Supreme's SS13 T-shirt was inspired by Vivienne Westwood
In addition to the Misfits collaboration, Supreme's SS13 collection had a very obscure punk reference. The NYC-based brand's "Fuck Bones" T-shirt is based on Vivienne Westwood's Perv bones T-shirt. The original T-shirt was inspired by Bryan Gregory of the Cramps. The bassist used to wear chicken bones every day.
Andrew Bolton, curator of the Met's Costume Institute, realized the punk and haute couture connection while at a Thom Browne show.
Andrew Bolton, the curator of the exhibition "PUNK: From Chaos to Couture," is currently dating Thom Browne.
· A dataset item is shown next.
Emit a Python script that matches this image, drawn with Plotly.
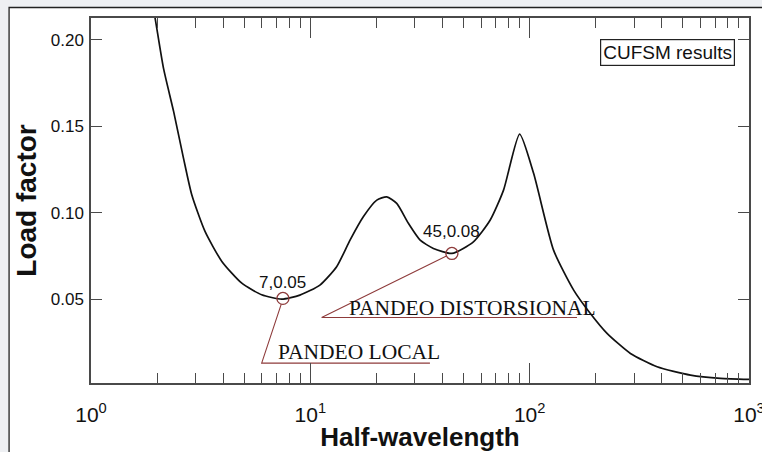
import numpy as np
import plotly.graph_objects as go

# ---- data (CUFSM signature curve) ----
half_wavelength = [1.91, 1.96, 2.14, 2.38, 2.64, 2.88, 3.31, 3.95, 4.87, 6.0, 7.4,
                   8.96, 11.06, 13.18, 15.17, 17.44, 20.09, 22.3, 24.77, 27.99,
                   31.67, 36.4, 44.2, 55.4, 66.1, 76.0, 90.0, 104.2, 128.5, 158.7,
                   189.1, 225.3, 288.0, 381.0, 541.0, 741.0, 1000.0]
load_factor = [0.220, 0.2124, 0.1835, 0.1585, 0.1315, 0.1103, 0.0891, 0.0718, 0.0592,
               0.0525, 0.0500, 0.0523, 0.0581, 0.0687, 0.0841, 0.0976, 0.1072, 0.1091,
               0.1053, 0.0938, 0.0841, 0.0793, 0.0764, 0.0831, 0.0957, 0.1130, 0.1454,
               0.1227, 0.0783, 0.0552, 0.0417, 0.0302, 0.0186, 0.0109, 0.0061, 0.0042,
               0.0036]

point_x = [7.5, 44.2]
point_y = [0.0504, 0.0764]
point_labels = ["7,0.05", "45,0.08"]
point_label_shift = [16, 22]

local_leader_x = [7.37, 6.0, 35.1]
local_leader_y = [0.0471, 0.0130, 0.0130]
dist_leader_x = [41.75, 11.26, 164.4]
dist_leader_y = [0.0749, 0.0394, 0.0394]
mode_labels = ["PANDEO LOCAL", "PANDEO DISTORSIONAL"]
mode_label_x = [7.0, 14.7]
mode_label_y = [0.0130, 0.0394]
mode_label_shift = [-3, -5]

x_tickvals = [1, 10, 100, 1000]
x_ticktext = ["10<sup>0</sup>", "10<sup>1</sup>", "10<sup>2</sup>", "10<sup>3</sup>"]
x_minor = [m * 10 ** e for e in range(3) for m in range(2, 10)]
y_tickvals = [0.05, 0.10, 0.15, 0.20]
y_ticktext = ["0.05", "0.10", "0.15", "0.20"]

SANS = "Liberation Sans, Arial, Helvetica, sans-serif"
SERIF = "Liberation Serif, Times New Roman, serif"
RED = "#8e3b3b"
AX = "#4a4a4a"

fig = go.Figure()

fig.add_trace(go.Scatter(x=half_wavelength, y=load_factor, mode="lines",
                         line=dict(color="#111111", width=1.7, shape="spline",
                                   smoothing=0.6),
                         hoverinfo="skip"))
fig.add_trace(go.Scatter(x=local_leader_x, y=local_leader_y, mode="lines",
                         line=dict(color=RED, width=1.1), hoverinfo="skip"))
fig.add_trace(go.Scatter(x=dist_leader_x, y=dist_leader_y, mode="lines",
                         line=dict(color=RED, width=1.1), hoverinfo="skip"))
fig.add_trace(go.Scatter(x=point_x, y=point_y, mode="markers",
                         marker=dict(symbol="circle-open", size=12,
                                     line=dict(color=RED, width=1.3), color=RED),
                         hoverinfo="skip"))

annotations = []
for x, y, t, s in zip(point_x, point_y, point_labels, point_label_shift):
    annotations.append(dict(x=np.log10(x), y=y, xref="x", yref="y", text=t,
                            showarrow=False, yshift=s, xanchor="center",
                            yanchor="middle",
                            font=dict(family=SANS, size=17, color="#111111")))
for x, y, t, s in zip(mode_label_x, mode_label_y, mode_labels, mode_label_shift):
    annotations.append(dict(x=np.log10(x), y=y, xref="x", yref="y", text=t,
                            showarrow=False, xanchor="left", yanchor="bottom",
                            yshift=s,
                            font=dict(family=SERIF, size=21.5, color="#111111")))
annotations.append(dict(x=0.978, y=0.9055, xref="paper", yref="paper",
                        text="CUFSM results", showarrow=False,
                        xanchor="right", yanchor="middle",
                        bordercolor="#222222", borderwidth=1.2, borderpad=2,
                        bgcolor="white",
                        font=dict(family=SANS, size=19, color="#111111")))

fig.update_layout(
    width=762, height=452,
    margin=dict(l=91, r=13, t=18, b=69),
    paper_bgcolor="#eef0f3",
    plot_bgcolor="white",
    showlegend=False,
    annotations=annotations,
    shapes=[dict(type="rect", xref="paper", yref="paper",
                 x0=-0.1245, x1=1.2, y0=-0.4, y1=1.0288,
                 fillcolor="white", line=dict(color="#222222", width=1.3),
                 layer="below")],
)

fig.update_xaxes(
    type="log", range=[0, 3], automargin=False,
    tickmode="array", tickvals=x_tickvals, ticktext=x_ticktext,
    ticks="inside", ticklen=20, tickwidth=1.3, tickcolor=AX,
    minor=dict(tickmode="array", tickvals=x_minor, ticks="inside", ticklen=10,
               tickwidth=1.1, tickcolor=AX, showgrid=False),
    showline=True, linecolor=AX, linewidth=1.5, mirror="ticks",
    showgrid=False, zeroline=False,
    tickfont=dict(family=SANS, size=21, color="#111111"),
    ticklabelstandoff=12, ticklabeloverflow="allow",
    title=dict(text="<b>Half-wavelength</b>", standoff=0,
               font=dict(family=SANS, size=26, color="#111111")),
)
fig.update_yaxes(
    range=[0.0015, 0.2125], automargin=False,
    tickmode="array", tickvals=y_tickvals, ticktext=y_ticktext,
    ticks="inside", ticklen=11, tickwidth=1.3, tickcolor=AX,
    showline=True, linecolor=AX, linewidth=1.5, mirror="ticks",
    showgrid=False, zeroline=False,
    tickfont=dict(family=SANS, size=17, color="#111111"),
    ticklabelstandoff=2,
    title=dict(text="<b>Load factor</b>", standoff=6,
               font=dict(family=SANS, size=28, color="#111111")),
)

fig.write_html("out.html", config={"displayModeBar": False},
               post_script="document.body.style.margin='0px';"
                           "document.body.style.background='#eef0f3';")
Bolton told The New Yorker that "Seeing Thom's menswear show in Paris...crystallized my thinking about punk." The qualities and aesthetics of Browne's collection "reminded me of films I'd seen of punks walking down the King's Road in very tight trousers and tight T-shirts. The connection between haute couture and punk really became clear to me when I saw Thom's show."
Malcolm McLaren thought punk fashion was more important than punk music.
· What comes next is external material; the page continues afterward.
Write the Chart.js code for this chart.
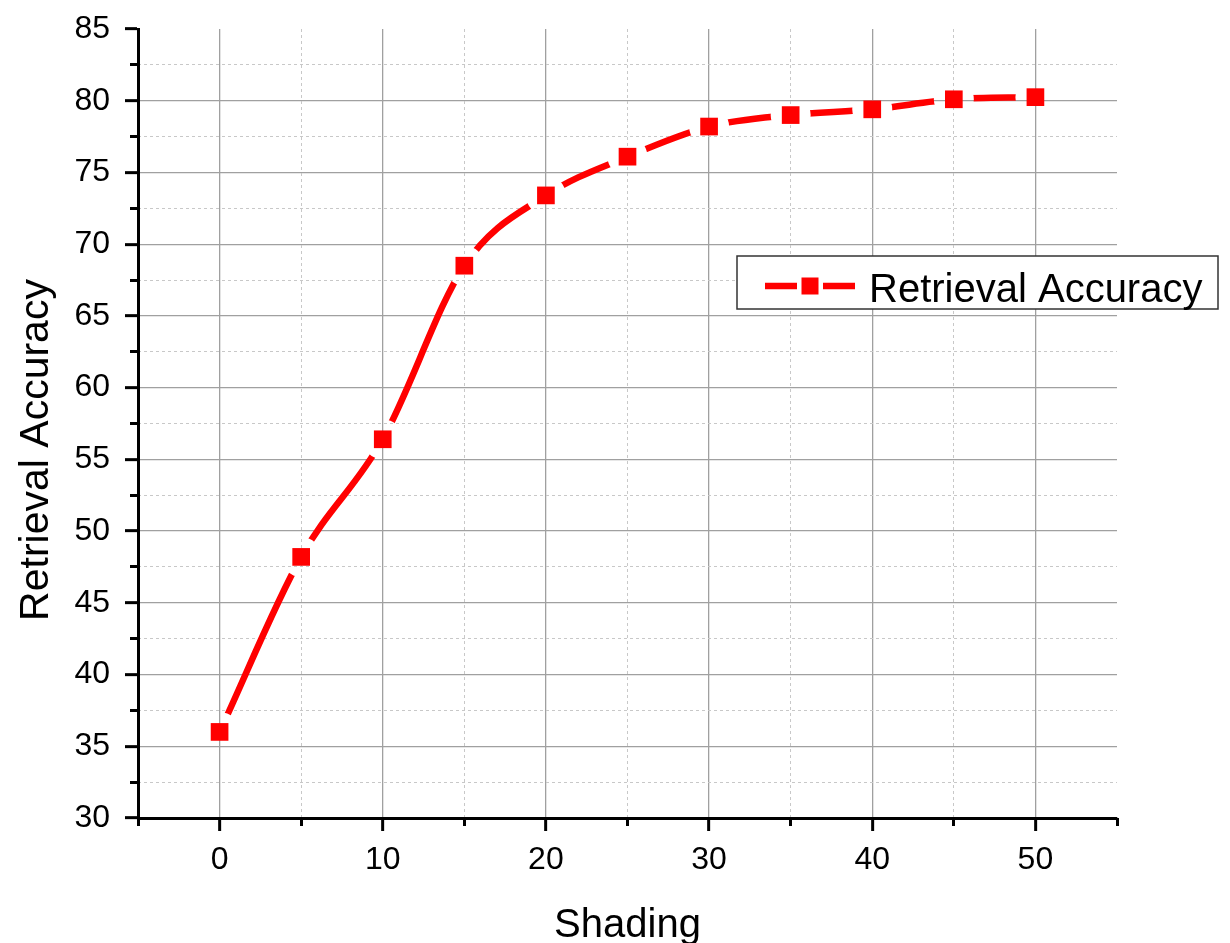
<!DOCTYPE html>
<html><head><meta charset="utf-8">
<script src="https://cdn.jsdelivr.net/npm/chart.js@4"></script>
<style>html,body{margin:0;padding:0;background:#fff;}#wrap{width:1230px;height:943px;}</style>
</head><body><div id="wrap"><canvas id="c" width="1230" height="943"></canvas></div>
<script>
const shading = [0, 5, 10, 15, 20, 25, 30, 35, 40, 45, 50];
const accuracy = [36.0, 48.2, 56.4, 68.5, 73.4, 76.1, 78.2, 79.0, 79.4, 80.1, 80.25];
const xMajorTicks = [0, 10, 20, 30, 40, 50];
const xMinorTicks = [-5, 5, 15, 25, 35, 45, 55];
const yMajorTicks = [30, 35, 40, 45, 50, 55, 60, 65, 70, 75, 80, 85];
const yMinorTicks = [32.5, 37.5, 42.5, 47.5, 52.5, 57.5, 62.5, 67.5, 72.5, 77.5, 82.5];
const seriesLabel = 'Retrieval Accuracy';
const xTitle = 'Shading';
const yTitle = 'Retrieval Accuracy';

const FONT = '"Liberation Sans", Arial, Helvetica, sans-serif';
const RED = '#ff0000';
const MAJOR_GRID = '#a0a0a0';
const MINOR_GRID = '#c8c8c8';
const CLEAR = 'rgba(0,0,0,0)';
const GAP = 20;

const pts = shading.map((x, i) => ({x: x, y: accuracy[i]}));

const gapPlugin = {
  id: 'gap',
  beforeDatasetDraw(chart, args) {
    if (args.index !== 1) return;
    const ctx = chart.ctx;
    const marks = chart.getDatasetMeta(0).data;
    ctx.save();
    ctx.beginPath();
    ctx.rect(0, 0, chart.width, chart.height);
    marks.forEach(p => { ctx.moveTo(p.x + GAP, p.y); ctx.arc(p.x, p.y, GAP, 0, Math.PI * 2); });
    ctx.clip('evenodd');
  },
  afterDatasetDraw(chart, args) {
    if (args.index === 1) chart.ctx.restore();
  }
};

const decorPlugin = {
  id: 'decor',
  afterDraw(chart) {
    const ctx = chart.ctx;
    ctx.save();
    ctx.fillStyle = '#000';
    ctx.font = '40px ' + FONT;
    ctx.textAlign = 'center';
    ctx.textBaseline = 'alphabetic';
    const ca = chart.chartArea;
    ctx.fillText(xTitle, (ca.left + ca.right) / 2, 937);
    ctx.save();
    ctx.font = '41px ' + FONT;
    ctx.translate(48, 450);
    ctx.rotate(-Math.PI / 2);
    ctx.fillText(yTitle, 0, 0);
    ctx.restore();
    // legend
    ctx.fillStyle = '#fff';
    ctx.fillRect(737, 256, 481, 53);
    ctx.strokeStyle = '#333';
    ctx.lineWidth = 1.5;
    ctx.strokeRect(737, 256, 481, 53);
    ctx.strokeStyle = RED;
    ctx.lineWidth = 6.5;
    ctx.beginPath();
    ctx.moveTo(765, 286); ctx.lineTo(797, 286);
    ctx.moveTo(823, 286); ctx.lineTo(855, 286);
    ctx.stroke();
    ctx.fillStyle = RED;
    ctx.fillRect(801.5, 277.5, 17, 17);
    ctx.fillStyle = '#000';
    ctx.textAlign = 'left';
    ctx.fillText(seriesLabel, 869, 302);
    ctx.restore();
  }
};

const edge = (vals) => (c) => (c.tick && (c.tick.value === vals[0] || c.tick.value === vals[1]));

new Chart(document.getElementById('c'), {
  type: 'line',
  data: {
    datasets: [
      {
        label: seriesLabel,
        data: pts,
        showLine: false,
        pointStyle: 'rect',
        pointRadius: 12.5,
        pointHoverRadius: 12.5,
        pointBackgroundColor: RED,
        pointBorderWidth: 0,
        borderColor: RED,
        backgroundColor: RED
      },
      {
        label: seriesLabel + ' line',
        data: pts,
        borderColor: RED,
        borderWidth: 6.5,
        pointRadius: 0,
        pointHoverRadius: 0,
        fill: false,
        cubicInterpolationMode: 'monotone'
      }
    ]
  },
  options: {
    responsive: false,
    animation: false,
    devicePixelRatio: 1,
    layout: {padding: {left: 0, top: 29, right: 113, bottom: 0}},
    plugins: {legend: {display: false}, tooltip: {enabled: false}, title: {display: false}},
    scales: {
      x: {
        type: 'linear', position: 'bottom', min: -5, max: 55,
        afterBuildTicks: s => { s.ticks = xMajorTicks.map(v => ({value: v})); },
        afterFit: s => { s.height = 125; s.paddingLeft = 0; s.paddingRight = 0; },
        ticks: {font: {size: 32, family: FONT}, color: '#000', padding: 10, maxRotation: 0, autoSkip: false},
        grid: {color: MAJOR_GRID, lineWidth: 1.3, tickLength: 13, tickColor: '#000', tickWidth: 3},
        border: {display: true, color: '#000', width: 3}
      },
      y: {
        type: 'linear', position: 'left', min: 30, max: 85,
        afterBuildTicks: s => { s.ticks = yMajorTicks.map(v => ({value: v})); },
        afterFit: s => { s.width = 138; s.paddingTop = 0; s.paddingBottom = 0; },
        ticks: {font: {size: 32, family: FONT}, color: '#000', padding: 15, autoSkip: false},
        grid: {color: c => edge([30, 85])(c) ? CLEAR : MAJOR_GRID, lineWidth: 1.3, tickLength: 13, tickColor: '#000', tickWidth: 3},
        border: {display: true, color: '#000', width: 3}
      },
      xMinor: {
        type: 'linear', axis: 'x', position: {y: 30}, min: -5, max: 55,
        afterBuildTicks: s => { s.ticks = xMinorTicks.map(v => ({value: v})); },
        afterFit: s => { s.height = 0; s.paddingLeft = 0; s.paddingRight = 0; },
        ticks: {display: false},
        grid: {color: c => edge([-5, 55])(c) ? CLEAR : MINOR_GRID, lineWidth: 1, tickLength: 8, tickColor: '#000', tickWidth: 3},
        border: {display: false, dash: [3, 3]}
      },
      yMinor: {
        type: 'linear', axis: 'y', position: {x: -5}, min: 30, max: 85,
        afterBuildTicks: s => { s.ticks = yMinorTicks.map(v => ({value: v})); },
        afterFit: s => { s.width = 0; s.paddingTop = 0; s.paddingBottom = 0; },
        ticks: {display: false},
        grid: {color: MINOR_GRID, lineWidth: 1, tickLength: 8, tickColor: '#000', tickWidth: 3},
        border: {display: false, dash: [3, 3]}
      }
    }
  },
  plugins: [gapPlugin, decorPlugin]
});
</script>
</body></html>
Punk culture was all about subverting the established sense of normalcy. People have since argued whether the movement's fashion or music was more successful in doing so. Malcolm McLaren, the most powerful force behind both components of the culture, once stated that "fashion was much more important than the music. Punk was the sound of fashion." In other words, the visual and aesthetic disruption that punks created was the foundation of the culture, and the music was merely the voice articulating what the clothing and style already expressed.
There's no way one aspect could have existed without the other, and the coexistence of the two allowed punk's legacy to continue beyond its immediate context. The style and the music were both creative outlets that rebelled against mores that had settled over a complacent society, and taught youth once and for all that they could live by independent political, creative, and aesthetic rules—an ethos later manifested in hip-hop. It's no accident then, that Malcolm McLaren went on to become one of hip-hop's biggest and earliest proponents in England.